### Dataset extract:
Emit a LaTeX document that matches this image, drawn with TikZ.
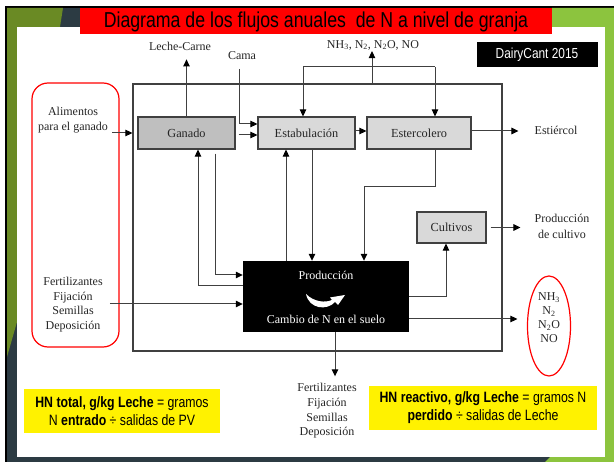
\documentclass[tikz,border=0pt]{standalone}
\usepackage{fontspec}
\setmainfont{Liberation Serif}
\newfontfamily\narrowsans[FakeStretch=0.82]{Liberation Sans}
\usetikzlibrary{arrows.meta,positioning,shapes.geometric,calc}

\definecolor{slate}{HTML}{2C3B43}
\definecolor{olivebg}{HTML}{6A8A24}
\definecolor{limebg}{HTML}{8CC43E}
\definecolor{lineg}{HTML}{404040}

\begin{document}
\begin{tikzpicture}[x=1pt,y=-1pt,
    unitbox/.style={draw=lineg,line width=1.2pt,minimum height=32pt,inner sep=0pt,
        text=black!85,font=\fontsize{12.3}{14}\selectfont},
    conn/.style={draw=lineg,line width=1pt},
    flow/.style={conn,-{Triangle[length=7pt,width=6.5pt,color=black]}},
    lbl/.style={align=center,inner sep=1pt,text=black!85,font=\fontsize{12}{14.7}\selectfont},
    note/.style={fill=yellow,inner sep=0pt,align=center,font=\narrowsans\fontsize{15}{18}\selectfont}]
    \useasboundingbox (0,0) rectangle (614,462);

    % Slide background
    \fill[white] (0,0) rectangle (614,462);
    \fill[black] (5,6) rectangle (614,462);
    \fill[slate] (7,8) rectangle (614,462);
    \fill[olivebg] (7,8) -- (63,8) -- (60,27) -- (17,27) -- (17,322) -- (7,357) -- cycle;
    \fill[limebg] (552,8) -- (614,8) -- (614,462) -- (545,462) -- (550,457)
        -- (605,457) -- (605,27) -- (552,27) -- cycle;
    \fill[white] (17,27) rectangle (605,457);

    % Title and source
    \node[fill=red,minimum width=472pt,minimum height=26pt,inner sep=0pt,
        font=\narrowsans\fontsize{21.6}{21.6}\selectfont] (titulo) at (316,21.5)
        {Diagrama de los flujos anuales~ de N a nivel de granja};
    \node[fill=black,text=white,minimum width=121pt,minimum height=25pt,inner sep=0pt,
        font=\narrowsans\fontsize{14.5}{14.5}\selectfont] (fuente) at (537,54.5) {DairyCant 2015};

    % Farm boundary and inputs
    \draw[conn,line width=1.2pt] (133,84) rectangle (502,351);
    \draw[red,line width=1.2pt,rounded corners=16pt] (32,83) rectangle (119,347);

    % Units of the farm
    \node[unitbox,fill=black!25,minimum width=97pt] (ganado) at (186.5,133) {Ganado};
    \node[unitbox,fill=black!15,minimum width=97pt] (estab) at (306.5,133) {Estabulación};
    \node[unitbox,fill=black!15,minimum width=104pt] (esterc) at (419,133) {Estercolero};
    \node[unitbox,fill=black!15,minimum width=69pt,minimum height=31pt] (cultivos) at (451.5,227.5) {Cultivos};
    \node[fill=black,minimum width=166pt,minimum height=71pt,inner sep=0pt] (prod) at (326,296.5) {};
    \node[lbl,text=white] (prodtxt) at (326,275) {Producción};
    \node[lbl,text=white] (suelotxt) at (326,319) {Cambio de N en el suelo};
    % curved arrow icon
    \fill[white] (306,294) .. controls (309,309) and (327,311) .. (335,302)
        -- (338,305) -- (345,295) -- (330,297.5) -- (332,300)
        .. controls (325,303) and (314,302) .. (306,294) -- cycle;

    % Labels outside the units
    \node[lbl] (lechecarne) at (180,46) {Leche-Carne};
    \node[lbl] (cama) at (242,56) {Cama};
    \node[lbl] (gasesup) at (373,45) {NH\textsubscript{3}, N\textsubscript{2}, N\textsubscript{2}O, NO};
    \node[lbl] (alimentos) at (73,120) {Alimentos\\para el ganado};
    \node[lbl] (fertizq) at (73,304.5) {Fertilizantes\\Fijación\\Semillas\\Deposición};
    \node[lbl] (fertbajo) at (327,411) {Fertilizantes\\Fijación\\Semillas\\Deposición};
    \node[lbl] (estiercol) at (556,130) {Estiércol};
    \node[lbl,font=\fontsize{12}{16.5}\selectfont] (prodcult) at (562,226.5) {Producción\\de cultivo};
    \node[ellipse,draw=red,line width=1.2pt,minimum width=43pt,minimum height=100pt] (gases) at (549,326) {};
    \node[lbl,font=\fontsize{12}{14}\selectfont] (gasestxt) at (549,318)
        {NH\textsubscript{3}\\N\textsubscript{2}\\N\textsubscript{2}O\\NO};

    % Indicators
    \node[note,minimum width=196pt,minimum height=44pt] (hntotal) at (122,411)
        {\textbf{HN total, g/kg Leche} = gramos\\N \textbf{entrado} ÷ salidas de PV};
    \node[note,minimum width=228pt,minimum height=44pt] (hnreact) at (483,408)
        {\textbf{HN reactivo, g/kg Leche} = gramos N\\\textbf{perdido} ÷ salidas de Leche};

    % Helper points
    \coordinate (camatop) at (239,69);
    \coordinate (loopl) at (303,67);
    \coordinate (loopr) at (435,67);
    \coordinate (gasfoot) at (372,83);
    \coordinate (esterturn) at (364,187);
    \coordinate (fertin) at ([yshift=-7.5pt]prod.west);

    % Flows at the top
    \draw[flow,shorten <=3pt,shorten >=5pt] ($(alimentos.east |- ganado.west)$) -- (ganado.west);
    \draw[flow] (ganado.north) -- ++(0,-57);
    \draw[flow] (camatop) |- ([yshift=9pt]estab.west);
    \draw[flow] ([xshift=3pt,yshift=-2pt]ganado.east) -- ([yshift=-2pt]estab.west);
    \draw[flow] ([yshift=2pt]estab.east) -- ([yshift=2pt]esterc.west);
    \draw[conn] (loopl) -- (loopr);
    \draw[flow] (loopl) -- (loopl |- estab.north);
    \draw[flow] (loopr) -- (loopr |- esterc.north);
    \draw[flow] (gasfoot) -- (gasfoot |- gasesup.south);
    \draw[flow,shorten >=15pt] ([yshift=2pt]esterc.east) -- ([yshift=2pt]esterc.east -| estiercol.west);

    % Flows between units and production
    \draw[flow] ([xshift=28.5pt,yshift=-4pt]ganado.south) |- ([yshift=21.5pt]prod.west);
    \draw[flow] ([yshift=10.5pt]prod.west) -| ([xshift=11.5pt]ganado.south);
    \draw[flow] ($(fertin -| fertizq.east)+(6,0)$) -- (fertin);
    \draw[flow] ([xshift=-20.5pt]estab.south |- prod.north) -- ([xshift=-20.5pt]estab.south);
    \draw[flow] ([xshift=5.5pt]estab.south) -- ([xshift=5.5pt]estab.south |- prod.north);
    \draw[flow] ([xshift=16pt]esterc.south) |- (esterturn) -- (esterturn |- prod.north);
    \draw[flow] (prod.east) -| ([xshift=-5.5pt]cultivos.south);
    \draw[flow,shorten <=4pt,shorten >=13pt] (cultivos.east) -- (cultivos.east -| prodcult.west);
    \draw[flow,shorten >=9.5pt] ([yshift=-22.5pt]prod.east) -- ([yshift=-22.5pt]prod.east -| gases.west);
    \draw[flow,shorten >=6pt] ([xshift=9pt]prod.south) -- ([xshift=9pt]prod.south |- fertbajo.north);
\end{tikzpicture}
\end{document}
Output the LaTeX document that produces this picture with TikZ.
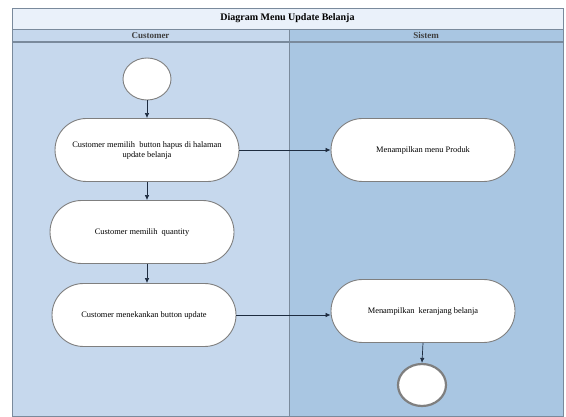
\documentclass[tikz,border=0pt]{standalone}
\usepackage{fontspec}
\setmainfont{Liberation Serif}
\usetikzlibrary{shapes.misc,shapes.geometric,arrows.meta}
\definecolor{titlebg}{HTML}{EAF1FA}
\definecolor{laneA}{HTML}{C6D8ED}
\definecolor{laneB}{HTML}{A9C6E2}
\definecolor{frame}{HTML}{7A8A9C}
\definecolor{flow}{HTML}{1E2C40}
\definecolor{nodeedge}{HTML}{7F7F7F}
\tikzset{
  activity/.style={rounded rectangle, draw=nodeedge, line width=0.9pt, fill=white,
    minimum width=188pt, minimum height=63pt, align=center,
    font=\fontsize{8.4}{10}\selectfont, inner sep=2pt},
  startstate/.style={ellipse, draw=nodeedge, line width=0.9pt, fill=white,
    minimum width=48pt, minimum height=42pt, inner sep=0pt},
  endstate/.style={ellipse, draw=nodeedge, line width=2.2pt, fill=white,
    minimum width=48pt, minimum height=42pt, inner sep=0pt},
  flowarrow/.style={draw=flow, line width=0.7pt, -{Latex[length=5pt,width=4.5pt]}},
  lanetitle/.style={font=\bfseries\fontsize{10}{12}\selectfont},
  lanehead/.style={font=\fontsize{9}{10}\selectfont\bfseries, text=black!75}
}
\begin{document}
\begin{tikzpicture}[x=1pt,y=-1pt]
\useasboundingbox (0,0) rectangle (566,417);
\fill[white] (0,0) rectangle (566,417);
% swimlanes
\fill[titlebg] (12,8) rectangle (563,29);
\fill[laneA] (12,29) rectangle (289,416);
\fill[laneB] (289,29) rectangle (563,416);
\draw[frame, line width=0.8pt] (12,8) rectangle (563,416);
\draw[frame, line width=0.8pt] (12,29) -- (563,29);
\draw[frame, line width=1.2pt] (12,42) -- (563,42);
\draw[frame, line width=0.8pt] (289,29) -- (289,416);
\node[lanetitle] (title) at (287.5,18.5) {Diagram Menu Update Belanja};
\node[lanehead] (laneCust) at (150.5,35.5) {Customer};
\node[lanehead] (laneSys) at (426,35.5) {Sistem};
% activities
\node[startstate] (start) at (147,79) {};
\node[activity] (a1) at (147,150) {Customer memilih\ \ button hapus di halaman\\update belanja};
\node[activity] (a2) at (142,232) {Customer memilih\ \ quantity};
\node[activity] (a3) at (144,315) {Customer menekankan button update};
\node[activity] (s1) at (423,150) {Menampilkan menu Produk};
\node[activity] (s2) at (423,311) {Menampilkan\ \ keranjang belanja};
\node[endstate] (end) at (422,385) {};
% flows
\draw[flowarrow] (start.south) -- (a1.north);
\draw[flowarrow] (a1.south) -- (a1.south |- a2.north);
\draw[flowarrow] (a1.south |- a2.south) -- (a1.south |- a3.north);
\draw[flowarrow] (a1.east) -- (s1.west);
\draw[flowarrow] (a3.east) -- (a3.east -| s2.west);
\draw[flowarrow] (s2.south) -- (end.north);
\end{tikzpicture}
\end{document}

### Exercise:
Provide only the number of lines in the records containing the string "with".

### The completed task:
2